WASHINGTON – If elected to the Senate, attorney Robin Ficker could have quite a crowd at his inauguration.
In his quest to unseat incumbent Sen. Paul Sarbanes, D-Baltimore, the Montgomery County Republican claims to have “personally shaken hands with over 600,000 Marylanders.” And he invites many to his swearing in.
“Unlike my opponents, I’ve been campaigning all over the state for the past three years,” Ficker said. He said his campaigning strategy of meeting people — he claims 600 each day for almost three years — is what sets him apart from the seven other GOP contenders in the March 7 primary.
“It’s a lot of hard work to actually get out there and meet voters,” he said. “The other candidates only meet Republican insiders.”
Ficker said he has campaigned every day for 32 months now at shopping centers, all Metro stops in Maryland, every home Orioles and Ravens game, all 25 Wal-Marts in the state and every county’s fair.
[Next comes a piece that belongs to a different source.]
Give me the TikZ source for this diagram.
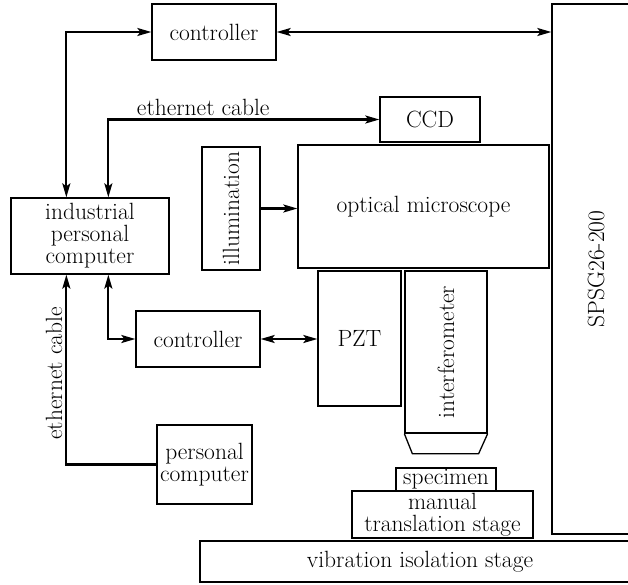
\documentclass[tikz,border=0pt]{standalone}
\usepackage{fontspec}
\usetikzlibrary{arrows.meta, calc}
\tikzset{
  every picture/.style={line width=1.3pt},
  box/.style={draw, align=center, inner sep=2pt, font=\fontsize{23.5}{22}\selectfont},
  lbl/.style={font=\fontsize{23.5}{22}\selectfont, inner sep=3pt},
  link/.style={-{Stealth[length=14pt, width=8pt, inset=3pt]}, line width=2.1pt},
  twoway/.style={{Stealth[length=14pt, width=8pt, inset=3pt]}-{Stealth[length=14pt, width=8pt, inset=3pt]}, line width=2.1pt},
}

\begin{document}
\begin{tikzpicture}[x=1pt, y=-1pt]
  \useasboundingbox (0,0) rectangle (628,584);
  \clip (0,0) rectangle (628,584);
  % boxes
  \node[box, minimum width=124, minimum height=56] (ctrlA) at (214,32) {controller};
  \node[box, minimum width=88, minimum height=530] (spsg) at (596,269) {\rotatebox{90}{SPSG26-200}};
  \node[box, minimum width=100, minimum height=45] (ccd) at (430,119.5) {CCD};
  \node[box, minimum width=251, minimum height=123] (micro) at (423.5,206.5) {optical microscope};
  \node[box, minimum width=58, minimum height=123] (illum) at (231,208.5) {\rotatebox{90}{illumination}};
  \node[box, minimum width=158, minimum height=76] (ipc) at (90,236) {industrial\\ personal\\ computer};
  \node[box, minimum width=124, minimum height=56] (ctrlB) at (198,339) {controller};
  \node[box, minimum width=83, minimum height=135] (pzt) at (359.5,338.5) {PZT};
  \node[box, minimum width=82, minimum height=162] (interf) at (446,352) {\rotatebox{90}{interferometer}};
  \draw (interf.south west) -- ++(8,20) -- ($(interf.south east)+(-9,20)$) -- (interf.south east);
  \node[box, minimum width=100, minimum height=23, inner sep=0pt] (spec) at (446,479.5) {specimen};
  \node[box, minimum width=181, minimum height=47, inner sep=0pt] (manual) at (442.5,514.5) {manual\\ translation stage};
  \node[box, minimum width=440, minimum height=41] (vib) at (420,561.5) {vibration isolation stage};
  \node[box, minimum width=95, minimum height=79] (pc) at (204.5,464.5) {personal\\ computer};
  % connections
  \draw[twoway] (ctrlA.east) -- (ctrlA.east -| spsg.west);
  \draw[twoway] ([xshift=56]ipc.north west) |- (ctrlA.west);
  \draw[twoway] ([xshift=98]ipc.north west) |- (ccd.west)
    node[lbl, pos=0.675, above] {ethernet cable};
  \draw[link] (illum.east) -- (illum.east -| micro.west);
  \draw[twoway] ([xshift=98]ipc.south west) |- (ctrlB.west);
  \draw[twoway] (ctrlB.east) -- (ctrlB.east -| pzt.west);
  \draw[link] (pc.west) -| ([xshift=56]ipc.south west)
    node[lbl, pos=0.74, anchor=south, rotate=90] {ethernet cable};
\end{tikzpicture}
\end{document}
He also said that he put in 60 days of 12-hour campaigning on Ocean City’s boardwalk.
Just to meet 600 people in a 12-hour day, Ficker would have to meet 50 people each hour, or one every minute and 12 seconds. In an eight-hour campaigning day, he would have to meet one voter every 48 seconds. Taking a break to work, eat or go to the bathroom would mean he would have to meet voters at an even faster clip.
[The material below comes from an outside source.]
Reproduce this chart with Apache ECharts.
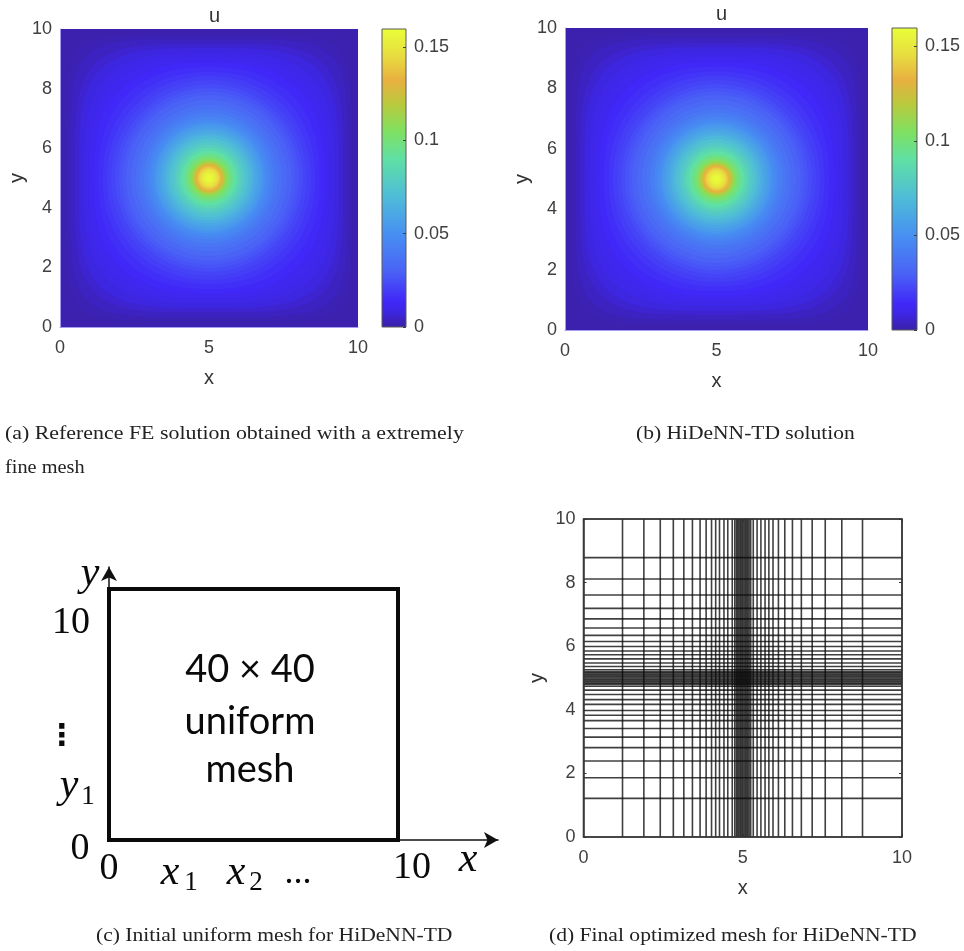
<!DOCTYPE html>
<html><head><meta charset="utf-8">
<script src="https://cdn.jsdelivr.net/npm/echarts@6/dist/echarts.min.js"></script>
<style>html,body{margin:0;padding:0;background:#fff}#c{width:964px;height:951px;filter:blur(0.45px)}</style>
</head><body><div id="c"></div>
<script>
// colour scale
const colorbarStops = [0, 0.004, 0.008, 0.014, 0.03, 0.05, 0.07, 0.09, 0.105, 0.12, 0.132, 0.145, 0.1597];
const colorbarColors = ['#3a20a8','#3c22c0','#3d26e0','#4028f8','#4a62f6','#4790f2','#4fbcd8','#5fe0a4','#80e060','#bcc83c','#e8b040','#e8dc40','#e8ff38'];
const colorbarMax = 0.1597;
const colorbarTicks = [0, 0.05, 0.1, 0.15];

// iso-level of u, its radius along the x/y axes, its half-width along the diagonal
const uFloor = 0.001;
const uLevels = [0.002,0.004,0.006,0.008,0.010,0.012,0.014,0.016,0.018,0.020,0.022,0.024,0.026,0.028,0.030,0.033,0.036,0.039,0.042,0.045,0.048,0.051,0.054,0.057,0.060,0.064,0.068,0.072,0.076,0.080,0.085,0.090,0.095,0.100,0.105,0.110,0.115,0.120,0.125,0.130,0.135,0.140,0.145,0.150,0.155,0.158];
const uAxisRadius = [4.80,4.66,4.50,4.36,4.20,4.04,3.88,3.72,3.56,3.42,3.28,3.15,3.02,2.90,2.78,2.62,2.46,2.31,2.18,2.06,1.96,1.87,1.79,1.71,1.62,1.52,1.43,1.33,1.22,1.12,1.02,0.92,0.82,0.73,0.65,0.60,0.55,0.51,0.48,0.45,0.41,0.37,0.32,0.26,0.18,0.10];
const uDiagonal = [4.35,4.10,3.84,3.64,3.42,3.20,2.98,2.78,2.60,2.46,2.34,2.23,2.14,2.05,1.97,1.85,1.74,1.63,1.54,1.46,1.39,1.32,1.27,1.21,1.15,1.08,1.01,0.94,0.86,0.79,0.72,0.65,0.58,0.52,0.46,0.42,0.39,0.36,0.34,0.32,0.29,0.26,0.23,0.18,0.13,0.07];

// mesh line positions of panel (d)
const meshX = [0,1.225,1.895,2.41,2.82,3.15,3.42,3.66,3.85,4.02,4.15,4.27,4.41,4.53,4.67,4.75,4.80,4.84,4.88,4.92,4.96,5,5.04,5.08,5.12,5.16,5.20,5.25,5.33,5.45,5.57,5.70,5.82,5.95,6.12,6.32,6.56,6.84,7.18,7.59,8.11,8.76,10];
const meshY = [0,1.215,1.865,2.39,2.81,3.14,3.41,3.66,3.83,3.98,4.17,4.32,4.48,4.62,4.74,4.80,4.84,4.88,4.92,4.96,5,5.04,5.08,5.12,5.16,5.20,5.26,5.36,5.47,5.60,5.73,5.85,5.99,6.15,6.34,6.57,6.86,7.19,7.61,8.115,8.785,10];

const tickFont = 'Liberation Sans';
const tickColor = '#404040';

function uColor(v){
  for(let i=1;i<colorbarStops.length;i++){
    if(v<=colorbarStops[i]){
      const t=(v-colorbarStops[i-1])/(colorbarStops[i]-colorbarStops[i-1]);
      return echarts.color.lerp(t,[colorbarColors[i-1],colorbarColors[i]]);
    }
  }
  return colorbarColors[colorbarColors.length-1];
}
const contourRows = uLevels.map((l,i)=>[l,uAxisRadius[i],uDiagonal[i]]);

function renderContour(params,api){
  const level=api.value(0),R=api.value(1),d=api.value(2);
  const p=Math.LN2/Math.log(R/d);
  const pts=[];
  for(let k=0;k<120;k++){
    const a=k/120*2*Math.PI,c=Math.cos(a),s=Math.sin(a);
    const r=R/Math.pow(Math.pow(Math.abs(c),p)+Math.pow(Math.abs(s),p),1/p);
    pts.push(api.coord([5+r*c,5+r*s]));
  }
  return {type:'polygon',shape:{points:pts},style:{fill:uColor(level)}};
}
function renderBar(params,api){
  const a=api.coord([0,0]),b=api.coord([1,colorbarMax]);
  return {type:'rect',shape:{x:a[0],y:b[1],width:b[0]-a[0],height:a[1]-b[1]},
    style:{fill:{type:'linear',x:0,y:1,x2:0,y2:0,colorStops:colorbarStops.map((s,i)=>({offset:s/colorbarMax,color:colorbarColors[i]}))},stroke:'#5a5a5a',lineWidth:1}};
}
function meshLine(vertical){
  return function(params,api){
    const v=api.value(0);
    const a=api.coord(vertical?[v,0]:[0,v]),b=api.coord(vertical?[v,10]:[10,v]);
    return {type:'line',shape:{x1:a[0],y1:a[1],x2:b[0],y2:b[1]},style:{stroke:'rgba(10,10,10,0.78)',lineWidth:1.6}};
  };
}
const labelStyle={fontFamily:tickFont,fontSize:18,color:tickColor};
const nameStyle={fontFamily:tickFont,fontSize:20,color:'#333'};

const grids=[
 {left:60,top:29,width:298,height:298,show:true,borderWidth:0,backgroundColor:uColor(uFloor)},
 {left:382,top:29,width:24,height:298},
 {left:565,top:28,width:303,height:302,show:true,borderWidth:0,backgroundColor:uColor(uFloor)},
 {left:892,top:28,width:25,height:302},
 {left:583.5,top:519,width:318.5,height:318},
 {left:109,top:567,width:389,height:273}
];
function fieldAxes(g,gap){
  return {
   x:{type:'value',gridIndex:g,min:0,max:10,interval:5,z:5,name:'x',nameLocation:'middle',nameGap:gap,nameTextStyle:nameStyle,
      axisLine:{show:true,onZero:false,lineStyle:{color:'#a49cf4',width:1}},axisTick:{show:false},splitLine:{show:false},axisLabel:{...labelStyle,margin:12}},
   y:{type:'value',gridIndex:g,min:0,max:10,interval:2,z:5,name:'y',nameLocation:'middle',nameGap:33,nameTextStyle:nameStyle,
      axisLine:{show:true,onZero:false,lineStyle:{color:'#a49cf4',width:1}},axisTick:{show:false},splitLine:{show:false},axisLabel:{...labelStyle,margin:8}}
  };
}
const fa=fieldAxes(0,41), fb=fieldAxes(2,41);
function barAxes(g){
  return {
   x:{type:'value',gridIndex:g,min:0,max:1,show:false},
   y:{type:'value',gridIndex:g,min:0,max:colorbarMax,position:'right',z:5,splitLine:{show:false},
      axisLine:{show:false,onZero:false},
      axisTick:{show:true,inside:true,length:3,customValues:colorbarTicks,lineStyle:{color:'#404040'}},
      axisLabel:{...labelStyle,margin:8,customValues:colorbarTicks,formatter:v=>String(v)}}
  };
}
const ba=barAxes(1), bb=barAxes(3);
const meshAxis={axisLine:{show:true,onZero:false,lineStyle:{color:'#3a3a3a',width:1.5}},splitLine:{show:false},axisTick:{show:true,inside:true,length:3,lineStyle:{color:'#333'}}};

const xAxes=[fa.x,ba.x,fb.x,bb.x,
 {type:'value',gridIndex:4,min:0,max:10,interval:5,z:5,name:'x',nameLocation:'middle',nameGap:41,nameTextStyle:nameStyle,...meshAxis,axisLabel:{...labelStyle,margin:12}},
 {type:'value',gridIndex:4,min:0,max:10,interval:5,z:5,position:'top',...meshAxis,axisLabel:{show:false}},
 {type:'value',gridIndex:5,min:0,max:13.46,splitLine:{show:false},axisTick:{show:false},axisLabel:{show:false},
  axisLine:{show:true,onZero:false,symbol:['none','arrow'],symbolSize:[12,14],lineStyle:{color:'#111',width:1.5}}}];
const yAxes=[fa.y,ba.y,fb.y,bb.y,
 {type:'value',gridIndex:4,min:0,max:10,interval:2,z:5,name:'y',nameLocation:'middle',nameGap:36,nameTextStyle:nameStyle,...meshAxis,axisLabel:{...labelStyle,margin:8}},
 {type:'value',gridIndex:4,min:0,max:10,interval:2,z:5,position:'right',...meshAxis,axisLabel:{show:false}},
 {type:'value',gridIndex:5,min:0,max:10.88,splitLine:{show:false},axisTick:{show:false},axisLabel:{show:false},
  axisLine:{show:true,onZero:false,symbol:['none','arrow'],symbolSize:[12,14],lineStyle:{color:'#111',width:1.5}}}];

const domainRect=[[0,0,10,10]];
const series=[
 {type:'custom',name:'Reference FE',xAxisIndex:0,yAxisIndex:0,data:contourRows,renderItem:renderContour,clip:true,silent:true},
 {type:'custom',name:'Colour bar a',xAxisIndex:1,yAxisIndex:1,data:[[0]],renderItem:renderBar,clip:false,silent:true},
 {type:'custom',name:'HiDeNN-TD',xAxisIndex:2,yAxisIndex:2,data:contourRows,renderItem:renderContour,clip:true,silent:true},
 {type:'custom',name:'Colour bar b',xAxisIndex:3,yAxisIndex:3,data:[[0]],renderItem:renderBar,clip:false,silent:true},
 {type:'custom',name:'Mesh x',xAxisIndex:4,yAxisIndex:4,data:meshX.map(v=>[v]),renderItem:meshLine(true),clip:false,silent:true},
 {type:'custom',name:'Mesh y',xAxisIndex:4,yAxisIndex:4,data:meshY.map(v=>[v]),renderItem:meshLine(false),clip:false,silent:true},
 {type:'custom',name:'Uniform domain',xAxisIndex:6,yAxisIndex:6,data:domainRect,clip:false,silent:true,renderItem(params,api){
   const a=api.coord([api.value(0),api.value(1)]),b=api.coord([api.value(2),api.value(3)]);
   return {type:'rect',shape:{x:a[0],y:b[1],width:b[0]-a[0],height:a[1]-b[1]},style:{fill:'none',stroke:'#0a0a0a',lineWidth:4}};
 }}
];

function txt(text,x,y,font,align,fill,sx){
  return {type:'text',x:x,y:y,scaleX:sx||1,silent:true,style:{text:text,font:font,textAlign:align||'left',textVerticalAlign:'middle',fill:fill||'#222'}};
}
const capFont='18.5px "Liberation Serif"';
const mathFont='italic 42px "Liberation Serif"';
const numFont='38px "Liberation Serif"';
const subFont='27px "Liberation Serif"';
const meshFont='38px Lato';
const ink='#0a0a0a';
const graphics=[
 txt('(a) Reference FE solution obtained with a extremely',5,434,capFont,'left','#222',1.183),
 txt('fine mesh',5,468,capFont,'left','#222',1.10),
 txt('(b) HiDeNN-TD solution',636,434,capFont,'left','#222',1.163),
 txt('(c) Initial uniform mesh for HiDeNN-TD',96,936,capFont,'left','#222',1.166),
 txt('(d) Final optimized mesh for HiDeNN-TD',549,936,capFont,'left','#222',1.167),
 txt('40 × 40',250,670,meshFont,'center',ink),
 txt('uniform',250,722,meshFont,'center',ink),
 txt('mesh',250,770,meshFont,'center',ink),
 txt('y',90,574,mathFont,'center',ink),
 txt('10',71,623,numFont,'center',ink),
 txt('⋮',62,737,'bold 30px "DejaVu Sans"','center',ink),
 txt('y',69,786,mathFont,'center',ink),
 txt('1',88,797,subFont,'center',ink),
 txt('0',80,849,numFont,'center',ink),
 txt('0',109,869,numFont,'center',ink),
 txt('x',170,873,mathFont,'center',ink),
 txt('1',191,883,subFont,'center',ink),
 txt('x',236,873,mathFont,'center',ink),
 txt('2',256,883,subFont,'center',ink),
 txt('...',298,874,'36px "Liberation Serif"','center',ink),
 txt('10',412,868,numFont,'center',ink),
 txt('x',468,860,mathFont,'center',ink)
];
const chart=echarts.init(document.getElementById('c'),null,{renderer:'canvas'});
chart.setOption({
 animation:false,backgroundColor:'#fff',
 title:[
  {text:'u',left:204,top:1,textStyle:{fontFamily:tickFont,fontSize:20,fontWeight:'normal',color:'#333'}},
  {text:'u',left:711,top:-1,textStyle:{fontFamily:tickFont,fontSize:20,fontWeight:'normal',color:'#333'}}
 ],
 grid:grids,xAxis:xAxes,yAxis:yAxes,series:series,graphic:{elements:graphics}
});
</script></body></html>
In comparison, Vice President Al Gore, who is campaigning for the Democratic nomination for president only meets about 200 people a day, said a spokesman.
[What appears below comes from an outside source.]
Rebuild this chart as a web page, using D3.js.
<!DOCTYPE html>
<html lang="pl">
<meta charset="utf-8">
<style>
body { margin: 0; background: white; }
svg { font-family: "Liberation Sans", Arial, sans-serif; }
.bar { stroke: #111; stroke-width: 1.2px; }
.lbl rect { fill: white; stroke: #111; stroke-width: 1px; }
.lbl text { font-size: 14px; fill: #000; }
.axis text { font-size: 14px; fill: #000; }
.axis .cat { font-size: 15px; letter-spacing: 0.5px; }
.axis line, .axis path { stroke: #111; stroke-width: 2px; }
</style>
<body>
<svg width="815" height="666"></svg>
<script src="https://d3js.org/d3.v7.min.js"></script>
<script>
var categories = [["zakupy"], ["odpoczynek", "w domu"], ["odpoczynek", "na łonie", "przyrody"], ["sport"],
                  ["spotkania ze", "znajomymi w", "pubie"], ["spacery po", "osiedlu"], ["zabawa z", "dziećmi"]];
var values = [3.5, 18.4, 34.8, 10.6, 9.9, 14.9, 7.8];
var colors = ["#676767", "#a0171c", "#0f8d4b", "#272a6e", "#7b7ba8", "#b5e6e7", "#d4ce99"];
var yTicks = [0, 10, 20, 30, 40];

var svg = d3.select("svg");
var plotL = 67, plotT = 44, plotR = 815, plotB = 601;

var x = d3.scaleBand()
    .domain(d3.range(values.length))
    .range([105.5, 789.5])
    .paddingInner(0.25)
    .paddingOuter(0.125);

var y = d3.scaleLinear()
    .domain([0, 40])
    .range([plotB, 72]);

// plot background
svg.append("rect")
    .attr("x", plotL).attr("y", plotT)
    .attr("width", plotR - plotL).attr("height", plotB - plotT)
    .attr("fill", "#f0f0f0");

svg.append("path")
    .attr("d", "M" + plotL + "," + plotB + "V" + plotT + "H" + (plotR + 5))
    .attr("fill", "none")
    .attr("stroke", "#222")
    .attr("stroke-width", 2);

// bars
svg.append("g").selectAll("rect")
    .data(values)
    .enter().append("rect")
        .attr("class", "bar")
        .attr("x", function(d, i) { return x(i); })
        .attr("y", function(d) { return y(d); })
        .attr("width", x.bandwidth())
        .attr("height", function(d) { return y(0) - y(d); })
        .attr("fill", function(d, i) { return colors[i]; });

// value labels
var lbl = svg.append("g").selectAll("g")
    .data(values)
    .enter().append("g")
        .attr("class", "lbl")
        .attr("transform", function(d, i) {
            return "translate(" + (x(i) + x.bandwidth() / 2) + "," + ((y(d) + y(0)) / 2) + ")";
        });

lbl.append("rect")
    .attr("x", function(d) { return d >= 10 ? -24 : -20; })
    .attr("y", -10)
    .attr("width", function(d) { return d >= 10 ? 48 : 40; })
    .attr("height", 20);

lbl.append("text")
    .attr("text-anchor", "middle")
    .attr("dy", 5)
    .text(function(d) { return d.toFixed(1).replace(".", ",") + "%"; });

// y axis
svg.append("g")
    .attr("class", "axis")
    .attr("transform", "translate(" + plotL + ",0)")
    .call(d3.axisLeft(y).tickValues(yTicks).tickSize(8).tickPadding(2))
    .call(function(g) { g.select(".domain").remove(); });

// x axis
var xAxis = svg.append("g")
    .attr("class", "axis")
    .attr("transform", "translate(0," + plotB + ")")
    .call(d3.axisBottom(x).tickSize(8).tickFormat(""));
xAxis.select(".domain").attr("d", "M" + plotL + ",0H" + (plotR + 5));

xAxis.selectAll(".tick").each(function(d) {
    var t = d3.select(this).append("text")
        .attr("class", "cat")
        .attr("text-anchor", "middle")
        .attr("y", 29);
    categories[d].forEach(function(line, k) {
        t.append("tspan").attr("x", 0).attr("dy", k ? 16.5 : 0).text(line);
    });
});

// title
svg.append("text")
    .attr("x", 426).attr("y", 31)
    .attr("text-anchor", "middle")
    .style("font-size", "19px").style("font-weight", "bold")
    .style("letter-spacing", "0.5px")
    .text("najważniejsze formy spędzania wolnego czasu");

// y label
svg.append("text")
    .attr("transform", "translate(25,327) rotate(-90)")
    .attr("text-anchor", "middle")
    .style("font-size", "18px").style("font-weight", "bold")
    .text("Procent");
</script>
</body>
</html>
Blair Lee, a columnist for the Montgomery Journal who has followed Ficker for 20 years, said it may very well be true that Ficker has met that many people or at least close to it.
“He’s a dynamo of manic energy … and a genius at getting around” Lee said. “He’s a character.”
But Lee said that Ficker has little chance of winning any election, even with name recognition that Lee estimates at 90 percent.
“There really is no second act with Robin,” he said. “There’s not a serious candidate behind the visibility.”
Because he gives out a numbered card to each person he meets, Ficker is confident of not only of the number of people he has met but also that he is remembered. “I’m the only candidate known statewide,” he said.
His numbers do not faze Ficker’s opponents. Former Howard County Police Chief Paul Rappaport could not say how many people he meets a day but said a number is not important.
“I don’t campaign like that,” said Rappaport, who has run unsuccessfully for lieutenant governor and attorney general. “We run a grass-roots campaign and many people come to me.”
Kelly Kout, a spokeswoman for Montgomery County businessman Rob Sobhani, said he meets about 150 people a day. She says Sobhani’s schedule keeps him from meeting more.
“Ficker can go out there and do that full-time,” she said. “But Rob has a business to run and a family to support.”